§ YOUR OBJECTIVE: Consider the listing below. Extract exactly the lines from the line containing "Recreate this image" to the line containing "latt_y = [1.276, 1.352, 1.496]", both included.

Source code of charts

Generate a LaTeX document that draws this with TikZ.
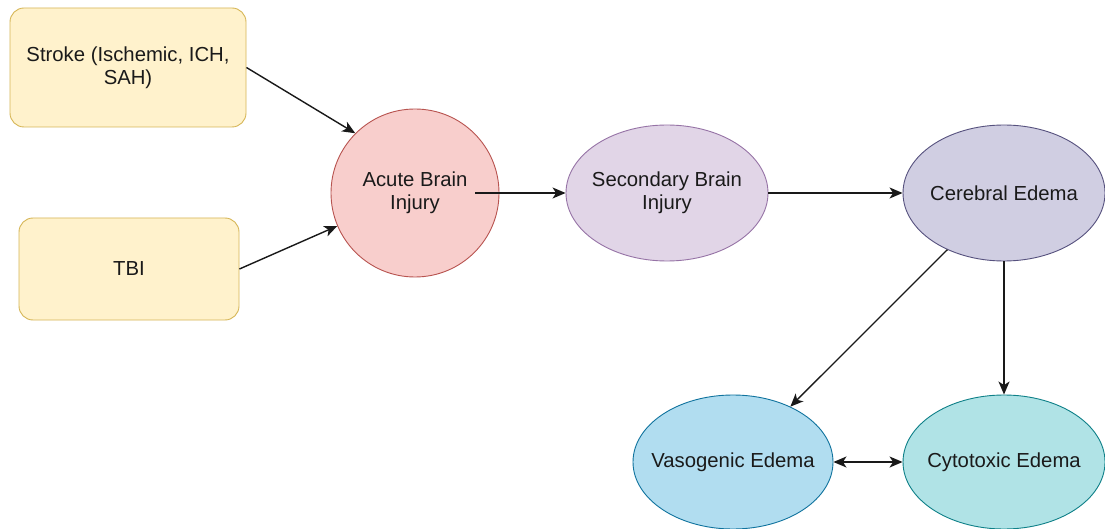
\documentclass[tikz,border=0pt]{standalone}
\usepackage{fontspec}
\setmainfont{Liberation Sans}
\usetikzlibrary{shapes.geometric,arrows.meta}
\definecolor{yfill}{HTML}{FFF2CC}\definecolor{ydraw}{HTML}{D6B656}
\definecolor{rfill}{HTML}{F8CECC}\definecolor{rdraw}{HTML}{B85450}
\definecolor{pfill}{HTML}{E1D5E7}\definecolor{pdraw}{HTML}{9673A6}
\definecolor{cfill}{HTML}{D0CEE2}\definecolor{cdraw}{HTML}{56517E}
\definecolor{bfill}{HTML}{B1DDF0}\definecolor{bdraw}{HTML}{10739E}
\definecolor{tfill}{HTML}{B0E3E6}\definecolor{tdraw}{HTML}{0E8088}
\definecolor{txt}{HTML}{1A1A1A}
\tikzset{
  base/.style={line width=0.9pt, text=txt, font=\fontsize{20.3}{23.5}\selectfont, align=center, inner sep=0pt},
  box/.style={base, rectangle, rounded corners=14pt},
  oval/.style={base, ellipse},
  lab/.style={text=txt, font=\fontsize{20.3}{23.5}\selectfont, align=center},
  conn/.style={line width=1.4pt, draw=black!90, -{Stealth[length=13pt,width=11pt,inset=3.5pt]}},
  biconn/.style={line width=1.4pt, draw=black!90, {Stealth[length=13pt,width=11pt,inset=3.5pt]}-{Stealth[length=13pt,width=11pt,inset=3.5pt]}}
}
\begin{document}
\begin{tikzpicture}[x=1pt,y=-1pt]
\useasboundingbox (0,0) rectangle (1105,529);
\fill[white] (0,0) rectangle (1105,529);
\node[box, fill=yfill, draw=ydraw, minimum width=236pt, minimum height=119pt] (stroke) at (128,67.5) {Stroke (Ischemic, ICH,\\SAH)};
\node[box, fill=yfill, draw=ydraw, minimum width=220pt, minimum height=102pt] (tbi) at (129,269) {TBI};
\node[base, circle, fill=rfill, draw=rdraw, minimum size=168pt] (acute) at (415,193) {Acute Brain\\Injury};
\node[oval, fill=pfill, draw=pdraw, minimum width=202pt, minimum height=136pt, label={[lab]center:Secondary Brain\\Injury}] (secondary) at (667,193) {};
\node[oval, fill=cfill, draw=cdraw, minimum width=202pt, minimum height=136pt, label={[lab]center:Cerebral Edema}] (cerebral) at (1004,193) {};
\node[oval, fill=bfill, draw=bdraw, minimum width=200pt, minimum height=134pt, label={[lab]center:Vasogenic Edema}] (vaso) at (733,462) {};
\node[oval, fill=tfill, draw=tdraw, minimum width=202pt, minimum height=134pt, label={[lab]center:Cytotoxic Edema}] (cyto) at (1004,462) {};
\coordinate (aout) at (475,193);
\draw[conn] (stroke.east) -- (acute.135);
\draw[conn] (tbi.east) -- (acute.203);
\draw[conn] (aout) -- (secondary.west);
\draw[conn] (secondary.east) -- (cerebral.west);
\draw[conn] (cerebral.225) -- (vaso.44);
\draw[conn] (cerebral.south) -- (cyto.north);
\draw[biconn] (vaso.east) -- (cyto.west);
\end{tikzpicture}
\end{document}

==

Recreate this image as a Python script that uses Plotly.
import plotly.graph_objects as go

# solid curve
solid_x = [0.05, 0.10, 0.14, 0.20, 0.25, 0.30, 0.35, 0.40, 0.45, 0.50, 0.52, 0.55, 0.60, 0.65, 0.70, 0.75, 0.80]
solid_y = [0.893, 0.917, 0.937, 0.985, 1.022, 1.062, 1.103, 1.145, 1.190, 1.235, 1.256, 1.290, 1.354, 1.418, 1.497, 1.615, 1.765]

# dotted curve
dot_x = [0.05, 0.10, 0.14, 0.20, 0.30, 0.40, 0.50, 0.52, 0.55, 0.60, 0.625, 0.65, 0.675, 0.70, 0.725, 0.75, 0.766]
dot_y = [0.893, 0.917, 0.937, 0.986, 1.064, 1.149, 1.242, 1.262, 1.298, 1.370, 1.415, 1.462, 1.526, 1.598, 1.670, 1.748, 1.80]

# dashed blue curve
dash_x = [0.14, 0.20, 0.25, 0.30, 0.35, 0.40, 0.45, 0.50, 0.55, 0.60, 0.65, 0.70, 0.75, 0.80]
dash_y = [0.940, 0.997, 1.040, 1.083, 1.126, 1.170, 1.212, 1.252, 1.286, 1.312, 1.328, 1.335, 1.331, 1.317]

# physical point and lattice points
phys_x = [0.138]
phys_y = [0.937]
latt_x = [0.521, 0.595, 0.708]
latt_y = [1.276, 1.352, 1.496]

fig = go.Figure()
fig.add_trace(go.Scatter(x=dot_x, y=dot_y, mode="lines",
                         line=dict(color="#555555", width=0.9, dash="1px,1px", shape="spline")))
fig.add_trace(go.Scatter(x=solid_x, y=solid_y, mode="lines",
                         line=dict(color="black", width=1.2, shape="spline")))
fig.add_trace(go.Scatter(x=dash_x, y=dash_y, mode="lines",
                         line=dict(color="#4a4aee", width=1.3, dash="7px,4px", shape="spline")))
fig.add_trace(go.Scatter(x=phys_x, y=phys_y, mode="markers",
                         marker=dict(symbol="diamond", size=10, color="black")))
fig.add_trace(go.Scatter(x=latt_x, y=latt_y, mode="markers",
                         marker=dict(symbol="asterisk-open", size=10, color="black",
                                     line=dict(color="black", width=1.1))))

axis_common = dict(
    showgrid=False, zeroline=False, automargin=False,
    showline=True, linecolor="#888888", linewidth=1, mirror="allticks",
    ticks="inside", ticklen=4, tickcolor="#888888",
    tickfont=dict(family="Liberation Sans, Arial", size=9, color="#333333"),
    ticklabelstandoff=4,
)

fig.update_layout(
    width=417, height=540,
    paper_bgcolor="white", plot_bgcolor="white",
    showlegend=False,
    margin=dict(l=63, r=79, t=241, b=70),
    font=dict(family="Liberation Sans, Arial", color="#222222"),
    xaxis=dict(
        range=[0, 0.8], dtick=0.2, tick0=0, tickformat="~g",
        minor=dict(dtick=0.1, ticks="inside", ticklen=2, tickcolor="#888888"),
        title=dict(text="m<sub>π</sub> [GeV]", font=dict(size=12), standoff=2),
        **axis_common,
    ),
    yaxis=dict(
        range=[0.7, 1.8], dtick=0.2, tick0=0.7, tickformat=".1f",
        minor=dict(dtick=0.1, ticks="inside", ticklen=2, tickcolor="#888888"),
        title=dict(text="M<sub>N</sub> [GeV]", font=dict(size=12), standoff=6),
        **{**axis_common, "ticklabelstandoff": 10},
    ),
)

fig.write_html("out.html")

§ RESPONSE TO THE EXERCISE:
Recreate this image as a Python script that uses Plotly.
import plotly.graph_objects as go

# solid curve
solid_x = [0.05, 0.10, 0.14, 0.20, 0.25, 0.30, 0.35, 0.40, 0.45, 0.50, 0.52, 0.55, 0.60, 0.65, 0.70, 0.75, 0.80]
solid_y = [0.893, 0.917, 0.937, 0.985, 1.022, 1.062, 1.103, 1.145, 1.190, 1.235, 1.256, 1.290, 1.354, 1.418, 1.497, 1.615, 1.765]

# dotted curve
dot_x = [0.05, 0.10, 0.14, 0.20, 0.30, 0.40, 0.50, 0.52, 0.55, 0.60, 0.625, 0.65, 0.675, 0.70, 0.725, 0.75, 0.766]
dot_y = [0.893, 0.917, 0.937, 0.986, 1.064, 1.149, 1.242, 1.262, 1.298, 1.370, 1.415, 1.462, 1.526, 1.598, 1.670, 1.748, 1.80]

# dashed blue curve
dash_x = [0.14, 0.20, 0.25, 0.30, 0.35, 0.40, 0.45, 0.50, 0.55, 0.60, 0.65, 0.70, 0.75, 0.80]
dash_y = [0.940, 0.997, 1.040, 1.083, 1.126, 1.170, 1.212, 1.252, 1.286, 1.312, 1.328, 1.335, 1.331, 1.317]

# physical point and lattice points
phys_x = [0.138]
phys_y = [0.937]
latt_x = [0.521, 0.595, 0.708]
latt_y = [1.276, 1.352, 1.496]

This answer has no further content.